Repeat exactly the lines running from the first line of the data to the line containing "Pie, Cell, Legend", both ends included, and nothing else; drop the pictures.

Data >>
++++
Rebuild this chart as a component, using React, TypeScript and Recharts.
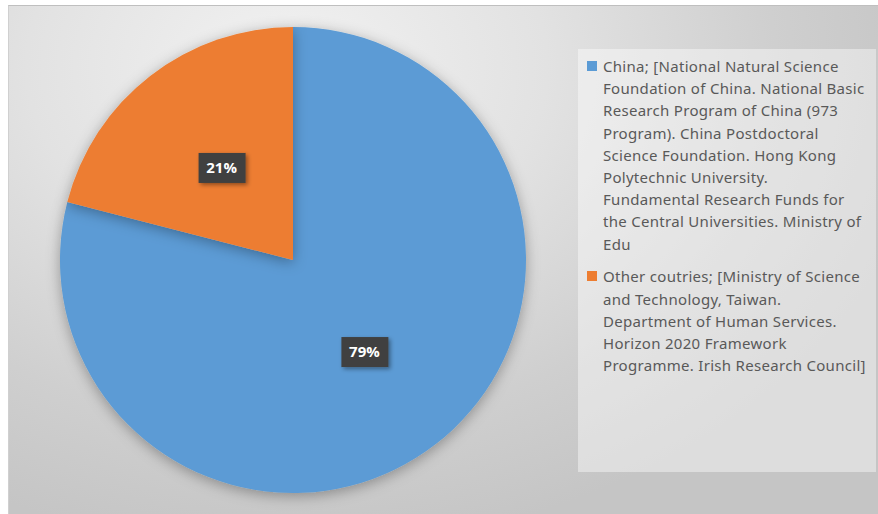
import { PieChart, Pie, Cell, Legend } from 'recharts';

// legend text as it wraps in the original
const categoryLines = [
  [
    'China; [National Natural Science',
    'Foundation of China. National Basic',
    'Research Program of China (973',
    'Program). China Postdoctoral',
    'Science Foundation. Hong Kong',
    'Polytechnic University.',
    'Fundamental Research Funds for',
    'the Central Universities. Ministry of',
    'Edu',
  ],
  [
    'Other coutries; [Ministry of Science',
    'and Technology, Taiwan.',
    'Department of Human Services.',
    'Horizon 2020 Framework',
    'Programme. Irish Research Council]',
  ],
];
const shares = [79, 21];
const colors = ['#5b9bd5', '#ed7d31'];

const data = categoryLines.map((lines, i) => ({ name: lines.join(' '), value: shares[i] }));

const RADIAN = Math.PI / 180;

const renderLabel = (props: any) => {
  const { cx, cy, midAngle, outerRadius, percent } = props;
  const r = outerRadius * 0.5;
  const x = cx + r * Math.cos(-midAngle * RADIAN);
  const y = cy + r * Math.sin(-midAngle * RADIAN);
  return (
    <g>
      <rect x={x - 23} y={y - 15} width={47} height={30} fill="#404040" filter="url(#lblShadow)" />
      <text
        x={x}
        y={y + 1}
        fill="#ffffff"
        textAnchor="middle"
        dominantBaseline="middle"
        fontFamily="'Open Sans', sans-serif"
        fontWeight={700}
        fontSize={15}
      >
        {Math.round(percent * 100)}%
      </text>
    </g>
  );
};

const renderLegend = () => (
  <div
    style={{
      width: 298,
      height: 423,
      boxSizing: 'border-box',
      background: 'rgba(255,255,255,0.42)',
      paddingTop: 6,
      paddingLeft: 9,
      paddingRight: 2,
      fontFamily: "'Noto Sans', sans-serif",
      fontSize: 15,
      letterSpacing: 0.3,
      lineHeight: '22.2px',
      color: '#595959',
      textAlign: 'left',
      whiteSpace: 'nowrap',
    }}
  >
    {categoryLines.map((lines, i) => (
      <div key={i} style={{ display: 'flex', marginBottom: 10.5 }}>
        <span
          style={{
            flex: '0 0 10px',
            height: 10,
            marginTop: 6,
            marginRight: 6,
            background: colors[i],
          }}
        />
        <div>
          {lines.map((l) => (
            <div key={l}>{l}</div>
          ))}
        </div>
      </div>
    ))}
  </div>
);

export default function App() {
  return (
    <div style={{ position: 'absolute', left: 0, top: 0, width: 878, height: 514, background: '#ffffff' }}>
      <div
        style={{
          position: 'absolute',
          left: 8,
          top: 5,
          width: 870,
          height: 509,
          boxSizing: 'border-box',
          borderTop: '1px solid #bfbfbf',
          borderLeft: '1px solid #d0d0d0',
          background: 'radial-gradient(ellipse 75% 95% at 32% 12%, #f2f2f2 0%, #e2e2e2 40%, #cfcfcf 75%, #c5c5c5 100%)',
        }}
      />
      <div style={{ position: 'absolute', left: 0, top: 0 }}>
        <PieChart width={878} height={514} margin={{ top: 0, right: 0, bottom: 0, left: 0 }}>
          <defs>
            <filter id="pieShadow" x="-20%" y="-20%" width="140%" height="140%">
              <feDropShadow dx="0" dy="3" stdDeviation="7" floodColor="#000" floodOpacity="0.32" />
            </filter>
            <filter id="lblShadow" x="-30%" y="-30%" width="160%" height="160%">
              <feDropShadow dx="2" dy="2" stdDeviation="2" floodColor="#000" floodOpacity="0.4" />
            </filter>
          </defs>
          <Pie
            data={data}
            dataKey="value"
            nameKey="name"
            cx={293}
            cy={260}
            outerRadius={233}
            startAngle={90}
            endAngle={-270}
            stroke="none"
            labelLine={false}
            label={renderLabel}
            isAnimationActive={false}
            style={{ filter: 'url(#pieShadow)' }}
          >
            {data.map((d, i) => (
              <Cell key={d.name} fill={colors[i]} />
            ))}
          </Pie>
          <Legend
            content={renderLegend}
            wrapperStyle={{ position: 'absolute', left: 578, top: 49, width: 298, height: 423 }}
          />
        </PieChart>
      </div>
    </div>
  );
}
++++
Written response >>
Rebuild this chart as a component, using React, TypeScript and Recharts.
import { PieChart, Pie, Cell, Legend } from 'recharts';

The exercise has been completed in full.